Setiap kata Risalah-risalah An-Nur pasti pernah mereka baca. Untuk pekerjaan ini, mereka menggunakan cara unik. Mereka membentuk semacam lembaga pengadilan, atau komisi banding ataupun grasi. Meski jumlahnya terbilang banyak, mereka duduk satu sisi, sementara para penerjemah berada di sisi lainnya, mereka seakan pihak terdakwah yang berada di hadapan mereka. Setelah itu penerjemah versi bahasa Arab menyebut kata per-kata, rangkaian kata demi rangkaian kata. Setelah itu terjemahan tersebut harus diterjemahkan ulang ke bahasa Turki secara langsung tanpa melihat teks aslinya. Setelah itu para editor Turki menilai, jika makna yang mereka alihkan melalui penerjemahan secara langsung dari bahasa Arab ke bahasa Turki ini sesuai dengan makna yang ada pada teks asli, mereka terima. Jika tidak, mereka kembalikan untuk diperbaiki dan direvisi.

Anda bisa melihat seberapa letihnya para penerjemah, dan seberapa tinggi tingkat akurasi dan kejelian penerjemahan ini, karena harus diterjemahkan lebih dulu dari bahasa Turki ke bahasa Arab, selanjutnya dari bahasa Arab ke bahasa Turki lagi. Seperti itulah yang harus dikerjakan para penerjemah dalam setiap kata dan rangkaian kata.
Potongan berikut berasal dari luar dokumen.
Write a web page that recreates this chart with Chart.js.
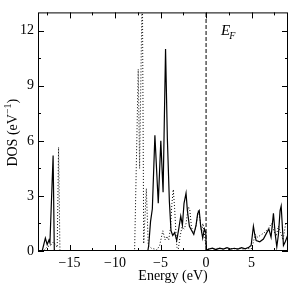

Semoga Allah berkenan memperbesar pahala dan menerima amalan ini.

 

Akurasi Bahasa;

Pada bagian lain, komite umum editing menyertakan komite bahasa Arab secara khusus yang bertugas mengevaluasi pekerjaan dari awal hingga akhir, ikut terlibat dalam semua proses editing untuk mengamati revisi-revisi baru, dan membetulkan kekeliruan bahasa dan gaya bahasa jika diperlukan, membenahi kekeliruan yang ada, dan mengembalikan rangkaian kata ke dalam bentuk bahasa dengan memperhatikan sisi kefasihan, mencermati sisi-sisi kelemahan bahasa para penerjemah dan editor dengan niat baik. Selain itu, komite ini juga berusaha sebisanya untuk menjelaskan kata-kata yang mungkin dirasa sulit oleh pembaca biasa. Penjelasan dicantumkan pada bagian catatan kaki. Juga bertugas menyebutkan surah dan ayat Al-Qur'an yang tertera dalam teks, juga mentakhrij hadits-hadits dan atsar sesuai metode penelitian warisan ilmiah.

 

Membaca dengan Suara;

Semua pihak yang terkait dalam penerjemahan ini tidak cukup dengan hasil dalam bentuk tulisan saja, tapi juga harus menyerahkannya tokoh bahasa dan sastra untuk membaca kata-kata dan risalah-risalah secara keseluruhan, dengan memperhatikan sisi makhraj huruf, intonasi, tata bahasa dan grammer (nahwu). Risalah-risalah An-Nur ini dibacakan di hadapan komite bahasa Arab saat proses perekaman suara, agar risalah ini menjadi teks bahasa dalam bentuk audio yang mempermudah proses pembacaan dengan cara mendengar dari satu sisi, dan dari sisi lain bisa turut andil dalam mengajarkan bahasa Arab bagi kalangan asing.

 

Kembali ke Awal;

Pekerjaan besar yang meletihkan kami ini kami awali dari “Kalimat.” Dari risalah ini kami telah menuntaskan judul “Tongkat Musa,” “Dzul Fiqar,” dan “Al-Matsnawi Al-Arabi An-Naurani.” Selanjutnya kami teruskan dengan “Lama’at” (kilauan-kilauan).


35. Page

Semoga Allah berkenaan memberikan pertolongan untuk menuntaskan penerjemahan bagian Risalah-risalah An-Nur berikutnya, insya Allah.

Meski kaidah “Segala sesuatu yang telah mencapai titik kesempurnaan pasti mengalami kekurangan” merupakan kaidah baku yang tak dipungkiri dan dilalaikan siapapun, namun kami tidak memungkiri sisi kemanusiaan, kekurangan, dan kekeliruan kami. Yang pasti, kami sudah berusaha semaksimal mungkin dan dengan niat tulus. Terjemah ini bukan kami maksudkan untuk persaingan ataupun perbandingan. Bagi kami, pekerjaan ini merupakan medan ijtihad, dan setiap ahli ijtihad di bidang ini sudah mencurahkan segenap kemampuan yang dimiliki.

Titilah kebenaran dan mendekatlah pada kebenaran itu.

Ya Allah! Benahilah kekeliruan kami, maafkan kesalahan kami, hilangkanlah kesalahan dan terimalah amal kami.

Doa terakhir kami adalah segala puji hanya bagi Allah, Rabb semesta alam.

Allah jua yang berada di balik niat kami, dan Dialah yang menunjukkan jalan.